Though Disney has not launched its streaming service as yet to compete with Netflix and others, its investors are already feeling the economic challenges posed by this mode of entertainment. In a financial filing made late last week the firm said that its investment arm Hulu lost $580 million during last quarter which ended on September 30. In another filing Disney declared that it lost $469 million from BAMtech that is part of its direct-to consumer business and powers its ESPN+ and other exclusive services. These sums are more than $1 billion that the firm’s CEO Bob Iger is planning to invest in its live streaming business.
Disney will launch its streaming service called Disney+ to compete with the likes of Netflix and Amazon in 2019. According to analysts from BTIG, the initial days of streaming business are cash burning days as even though Disney has content the technology expenditure to set up the operations and go through the hoops till it establishes steady clientele lead to severe losses. Once Disney assumes complete control of 21st Century’s Hulu that was part of its $71.3 billion deal by purchasing 30% of Comcast’s 30% holding in the firm it would lead to further operating losses.

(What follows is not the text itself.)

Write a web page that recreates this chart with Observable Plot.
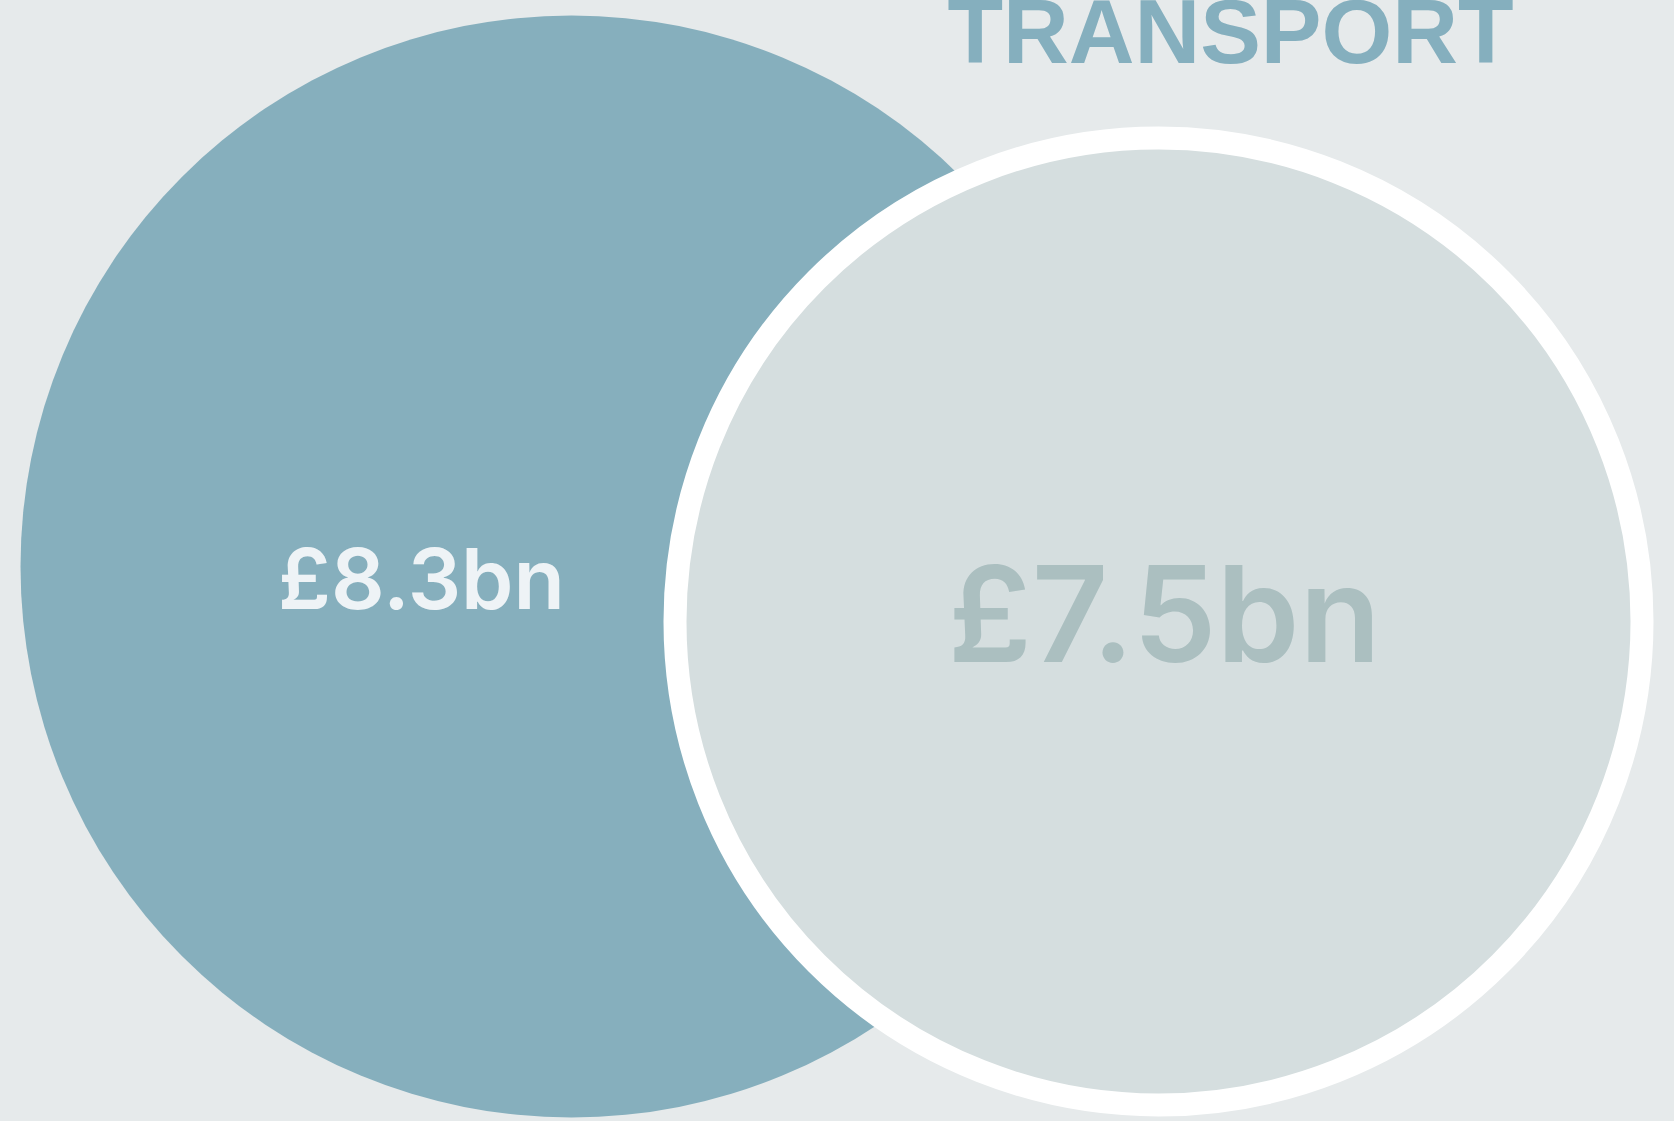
<!DOCTYPE html>
<html>
<head>
<meta charset="utf-8">
<script src="https://cdn.jsdelivr.net/npm/d3@7"></script>
<script src="https://cdn.jsdelivr.net/npm/@observablehq/plot@0.6"></script>
<style>
  html, body { margin: 0; padding: 0; background: #e6eaeb; overflow: hidden; }
  #chart svg { display: block; }
</style>
</head>
<body>
<div id="chart"></div>
<script>
// Data
const categories = ["Total", "Transport"];
const values = [8.3, 7.5];          // £bn
const valueLabels = ["£8.3bn", "£7.5bn"];
const heading = "TRANSPORT";

const data = categories.map((c, i) => ({category: c, value: values[i], label: valueLabels[i]}));
const big = data.filter(d => d.category === "Total");
const small = data.filter(d => d.category === "Transport");

const chart = Plot.plot({
  width: 1674,
  height: 1121,
  margin: 0,
  style: {background: "#e6eaeb", overflow: "hidden"},
  x: {type: "point", domain: categories, range: [571, 1158], padding: 0, axis: null},
  y: {type: "point", domain: categories, range: [566, 621], padding: 0, axis: null},
  r: {type: "linear", domain: [7.5, 8.3], range: [483.5, 551]},
  marks: [
    Plot.dot(big, {x: "category", y: "category", r: "value", fill: "#86afbd", stroke: "none"}),
    Plot.dot(small, {x: "category", y: "category", r: "value", fill: "#d5dedf", stroke: "#ffffff", strokeWidth: 23}),
    Plot.text(big, {x: "category", y: "category", text: "label", dx: -150, dy: 16,
      fill: "#eef3f6", fontSize: 84, fontWeight: 600,
      fontFamily: "Inter, 'Liberation Sans', sans-serif", textAnchor: "middle"}),
    Plot.text(small, {x: "category", y: "category", text: "label", dx: 6, dy: -2,
      fill: "#abbfc0", fontSize: 133, fontWeight: 600,
      fontFamily: "Inter, 'Liberation Sans', sans-serif", textAnchor: "middle"}),
    Plot.text(small, {x: "category", y: "category", text: () => heading, dx: 72, dy: -559,
      lineAnchor: "bottom", fill: "#85afbe", fontSize: 91, fontWeight: 700,
      fontFamily: "'Liberation Sans', Arial, sans-serif", textAnchor: "middle"})
  ]
});
document.getElementById("chart").appendChild(chart);
</script>
</body>
</html>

Though Disney has not disclosed its prices as yet it is hoping that in future once the streaming services is launched millions of customers across the world will subscribe to its library of original content, movies and shows. Disney’s wide group of networks include ESPN, ABC Disney Channel and its recent acquisitions and also bought a majority stake in BAMtech so its 2018 report will be the first one to show consolidated earnings from all resources. Recently Netflix which declared that its global subscriber base has grown to 139 million also stated that it is raising its subscription rate from 13% to 18%.